> [PROMPT]: Write out the entire listing below exactly, with the pictures left out.
----
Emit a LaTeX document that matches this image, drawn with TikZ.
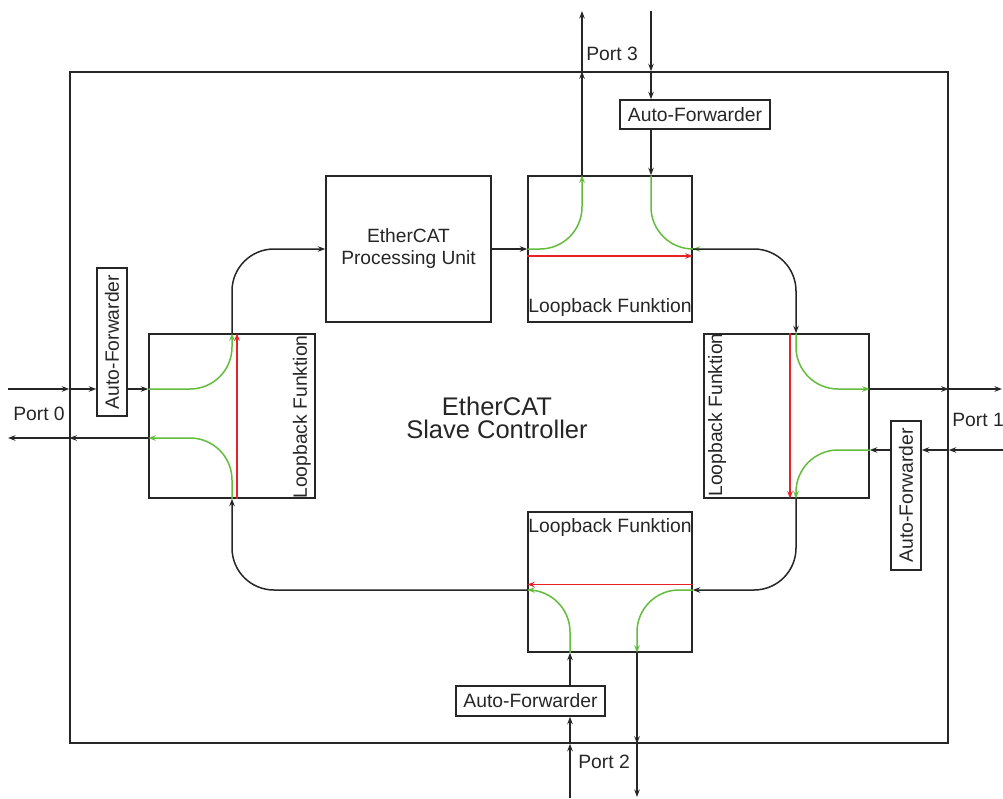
\documentclass[tikz,border=0pt]{standalone}
\usepackage{fontspec}
\setmainfont{Liberation Sans}
\usetikzlibrary{arrows.meta}
\definecolor{gline}{RGB}{100,188,60}
\definecolor{rline}{RGB}{232,32,40}
\begin{document}
\begin{tikzpicture}[x=1pt,y=-1pt,
  line width=1.5pt,
  tip/.style={-{Stealth[length=7.5pt,width=5.5pt,inset=2.5pt]}},
  arr/.style={draw=black!85,tip},
  garr/.style={draw=gline,tip,rounded corners=42pt},
  rarr/.style={draw=rline,tip},
  carr/.style={draw=black!85,tip,rounded corners=42pt},
  box/.style={draw=black!85,inner sep=0pt},
  lbl/.style={font=\fontsize{19.3}{20}\selectfont,inner sep=0pt,text=black!85},
]
\useasboundingbox (0,0) rectangle (1003,798);
% boxes
\node[box,minimum width=878pt,minimum height=671pt] (outer) at (509,407.5) {};
\node[box,minimum width=166pt,minimum height=164pt] (L) at (232,416) {};
\node[box,minimum width=164pt,minimum height=146pt] (T) at (610,249) {};
\node[box,minimum width=165pt,minimum height=164pt] (R) at (786.5,416) {};
\node[box,minimum width=164pt,minimum height=140pt] (B) at (610,582) {};
\node[box,minimum width=165pt,minimum height=146pt,lbl,align=center,font=\fontsize{19.2}{22}\selectfont] (PU) at (408.5,249) {EtherCAT\\Processing Unit};
\node[box,lbl,minimum width=150pt,minimum height=29pt] (AF3) at (695,114.5) {Auto-Forwarder};
\node[box,lbl,minimum width=149pt,minimum height=30pt] (AF2) at (530.5,701) {Auto-Forwarder};
\node[box,lbl,minimum width=148pt,minimum height=30pt,rotate=90] (AF0) at (112,342) {Auto-Forwarder};
\node[box,lbl,minimum width=149pt,minimum height=30pt,rotate=90] (AF1) at (906,495.5) {Auto-Forwarder};
% labels
\node[lbl,rotate=90] (Llbl) at (302,417) {Loopback Funktion};
\node[lbl] (Tlbl) at (610,308) {Loopback Funktion};
\node[lbl,rotate=90] (Rlbl) at (717,415) {Loopback Funktion};
\node[lbl] (Blbl) at (610,528) {Loopback Funktion};
\node[lbl] (P0) at (39,414) {Port 0};
\node[lbl] (P1) at (978,420) {Port 1};
\node[lbl] (P2) at (604,762) {Port 2};
\node[lbl] (P3) at (612,54) {Port 3};
\node[align=center,font=\fontsize{25.5}{23}\selectfont,text=black!85] (ESC) at (497,418) {EtherCAT\\Slave Controller};
% coordinates
\coordinate (p0i) at (8,389);
\coordinate (p0o) at (8,438);
\coordinate (p1o) at (1002,389);
\coordinate (p1i) at (1003,450);
\coordinate (p3o) at (582,11);
\coordinate (p3i) at (651,11);
\coordinate (p2i) at (570,798);
\coordinate (p2o) at (637,797);
\coordinate (rx) at (796,0);
\coordinate (by) at (0,590);
\coordinate (ry) at (0,584.5);
% Port 0
\draw[arr] (p0i) -- (p0i -| outer.west);
\draw[arr] (p0i -| outer.west) -- (p0i -| AF0.north);
\draw[arr] (p0i -| AF0.south) -- (p0i -| L.west);
\draw[arr] (p0o -| L.west) -- (p0o -| outer.west);
\draw[arr] (p0o -| outer.west) -- (p0o);
% L internal
\draw[garr] (p0i -| L.west) -- (p0i -| L.center) -- (L.north);
\draw[garr] (L.south) -- (p0o -| L.center) -- (p0o -| L.west);
\draw[rarr] ([xshift=5pt]L.south) -- ([xshift=5pt]L.north);
% L -> PU -> T
\draw[carr] (L.north) -- (L.north |- PU.west) -- (PU.west);
\draw[arr] (PU.east) -- (T.west);
% T internal
\draw[garr] (T.west) -- (T.west -| p3o) -- (p3o |- T.north);
\draw[garr] (p3i |- T.north) -- (p3i |- T.east) -- (T.east);
\draw[rarr] ([yshift=-7pt]T.west) -- ([yshift=-7pt]T.east);
% Port 3
\draw[arr] (p3o |- T.north) -- (p3o |- outer.north);
\draw[arr] (p3o |- outer.north) -- (p3o);
\draw[arr] (p3i) -- (p3i |- outer.north);
\draw[arr] (p3i |- outer.north) -- (p3i |- AF3.north);
\draw[arr] (p3i |- AF3.south) -- (p3i |- T.north);
% T -> R
\draw[carr] (T.east) -- (T.east -| rx) -- (rx |- R.north);
% R internal
\draw[garr] (rx |- R.north) -- (rx |- p1o) -- (p1o -| R.east);
\draw[garr] (p1i -| R.east) -- (p1i -| rx) -- (rx |- R.south);
\draw[rarr] ([xshift=-6pt]rx |- R.north) -- ([xshift=-6pt]rx |- R.south);
% Port 1
\draw[arr] (p1o -| R.east) -- (p1o -| outer.east);
\draw[arr] (p1o -| outer.east) -- (p1o);
\draw[arr] (p1i) -- (p1i -| outer.east);
\draw[arr] (p1i -| outer.east) -- (p1i -| AF1.south);
\draw[arr] (p1i -| AF1.north) -- (p1i -| R.east);
% R -> B
\draw[carr] (rx |- R.south) -- (rx |- by) -- (by -| B.east);
% B internal
\draw[rarr] (ry -| B.east) -- (ry -| B.west);
\draw[garr] (by -| B.east) -- (by -| p2o) -- (p2o |- B.south);
\draw[garr] (p2i |- B.south) -- (p2i |- by) -- (by -| B.west);
% Port 2
\draw[arr] (p2i) -- (p2i |- outer.south);
\draw[arr] (p2i |- outer.south) -- (p2i |- AF2.south);
\draw[arr] (p2i |- AF2.north) -- (p2i |- B.south);
\draw[arr] (p2o |- B.south) -- (p2o |- outer.south);
\draw[arr] (p2o |- outer.south) -- (p2o);
% B -> L
\draw[carr] (by -| B.west) -- (by -| L.center) -- (L.south);
\end{tikzpicture}
\end{document}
----
> [FULL SOLUTION]:
Emit a LaTeX document that matches this image, drawn with TikZ.
\documentclass[tikz,border=0pt]{standalone}
\usepackage{fontspec}
\setmainfont{Liberation Sans}
\usetikzlibrary{arrows.meta}
\definecolor{gline}{RGB}{100,188,60}
\definecolor{rline}{RGB}{232,32,40}
\begin{document}
\begin{tikzpicture}[x=1pt,y=-1pt,
  line width=1.5pt,
  tip/.style={-{Stealth[length=7.5pt,width=5.5pt,inset=2.5pt]}},
  arr/.style={draw=black!85,tip},
  garr/.style={draw=gline,tip,rounded corners=42pt},
  rarr/.style={draw=rline,tip},
  carr/.style={draw=black!85,tip,rounded corners=42pt},
  box/.style={draw=black!85,inner sep=0pt},
  lbl/.style={font=\fontsize{19.3}{20}\selectfont,inner sep=0pt,text=black!85},
]
\useasboundingbox (0,0) rectangle (1003,798);
% boxes
\node[box,minimum width=878pt,minimum height=671pt] (outer) at (509,407.5) {};
\node[box,minimum width=166pt,minimum height=164pt] (L) at (232,416) {};
\node[box,minimum width=164pt,minimum height=146pt] (T) at (610,249) {};
\node[box,minimum width=165pt,minimum height=164pt] (R) at (786.5,416) {};
\node[box,minimum width=164pt,minimum height=140pt] (B) at (610,582) {};
\node[box,minimum width=165pt,minimum height=146pt,lbl,align=center,font=\fontsize{19.2}{22}\selectfont] (PU) at (408.5,249) {EtherCAT\\Processing Unit};
\node[box,lbl,minimum width=150pt,minimum height=29pt] (AF3) at (695,114.5) {Auto-Forwarder};
\node[box,lbl,minimum width=149pt,minimum height=30pt] (AF2) at (530.5,701) {Auto-Forwarder};
\node[box,lbl,minimum width=148pt,minimum height=30pt,rotate=90] (AF0) at (112,342) {Auto-Forwarder};
\node[box,lbl,minimum width=149pt,minimum height=30pt,rotate=90] (AF1) at (906,495.5) {Auto-Forwarder};
% labels
\node[lbl,rotate=90] (Llbl) at (302,417) {Loopback Funktion};
\node[lbl] (Tlbl) at (610,308) {Loopback Funktion};
\node[lbl,rotate=90] (Rlbl) at (717,415) {Loopback Funktion};
\node[lbl] (Blbl) at (610,528) {Loopback Funktion};
\node[lbl] (P0) at (39,414) {Port 0};
\node[lbl] (P1) at (978,420) {Port 1};
\node[lbl] (P2) at (604,762) {Port 2};
\node[lbl] (P3) at (612,54) {Port 3};
\node[align=center,font=\fontsize{25.5}{23}\selectfont,text=black!85] (ESC) at (497,418) {EtherCAT\\Slave Controller};
% coordinates
\coordinate (p0i) at (8,389);
\coordinate (p0o) at (8,438);
\coordinate (p1o) at (1002,389);
\coordinate (p1i) at (1003,450);
\coordinate (p3o) at (582,11);
\coordinate (p3i) at (651,11);
\coordinate (p2i) at (570,798);
\coordinate (p2o) at (637,797);
\coordinate (rx) at (796,0);
\coordinate (by) at (0,590);
\coordinate (ry) at (0,584.5);
% Port 0
\draw[arr] (p0i) -- (p0i -| outer.west);
\draw[arr] (p0i -| outer.west) -- (p0i -| AF0.north);
\draw[arr] (p0i -| AF0.south) -- (p0i -| L.west);
\draw[arr] (p0o -| L.west) -- (p0o -| outer.west);
\draw[arr] (p0o -| outer.west) -- (p0o);
% L internal
\draw[garr] (p0i -| L.west) -- (p0i -| L.center) -- (L.north);
\draw[garr] (L.south) -- (p0o -| L.center) -- (p0o -| L.west);
\draw[rarr] ([xshift=5pt]L.south) -- ([xshift=5pt]L.north);
% L -> PU -> T
\draw[carr] (L.north) -- (L.north |- PU.west) -- (PU.west);
\draw[arr] (PU.east) -- (T.west);
% T internal
\draw[garr] (T.west) -- (T.west -| p3o) -- (p3o |- T.north);
\draw[garr] (p3i |- T.north) -- (p3i |- T.east) -- (T.east);
\draw[rarr] ([yshift=-7pt]T.west) -- ([yshift=-7pt]T.east);
% Port 3
\draw[arr] (p3o |- T.north) -- (p3o |- outer.north);
\draw[arr] (p3o |- outer.north) -- (p3o);
\draw[arr] (p3i) -- (p3i |- outer.north);
\draw[arr] (p3i |- outer.north) -- (p3i |- AF3.north);
\draw[arr] (p3i |- AF3.south) -- (p3i |- T.north);
% T -> R
\draw[carr] (T.east) -- (T.east -| rx) -- (rx |- R.north);
% R internal
\draw[garr] (rx |- R.north) -- (rx |- p1o) -- (p1o -| R.east);
\draw[garr] (p1i -| R.east) -- (p1i -| rx) -- (rx |- R.south);
\draw[rarr] ([xshift=-6pt]rx |- R.north) -- ([xshift=-6pt]rx |- R.south);
% Port 1
\draw[arr] (p1o -| R.east) -- (p1o -| outer.east);
\draw[arr] (p1o -| outer.east) -- (p1o);
\draw[arr] (p1i) -- (p1i -| outer.east);
\draw[arr] (p1i -| outer.east) -- (p1i -| AF1.south);
\draw[arr] (p1i -| AF1.north) -- (p1i -| R.east);
% R -> B
\draw[carr] (rx |- R.south) -- (rx |- by) -- (by -| B.east);
% B internal
\draw[rarr] (ry -| B.east) -- (ry -| B.west);
\draw[garr] (by -| B.east) -- (by -| p2o) -- (p2o |- B.south);
\draw[garr] (p2i |- B.south) -- (p2i |- by) -- (by -| B.west);
% Port 2
\draw[arr] (p2i) -- (p2i |- outer.south);
\draw[arr] (p2i |- outer.south) -- (p2i |- AF2.south);
\draw[arr] (p2i |- AF2.north) -- (p2i |- B.south);
\draw[arr] (p2o |- B.south) -- (p2o |- outer.south);
\draw[arr] (p2o |- outer.south) -- (p2o);
% B -> L
\draw[carr] (by -| B.west) -- (by -| L.center) -- (L.south);
\end{tikzpicture}
\end{document}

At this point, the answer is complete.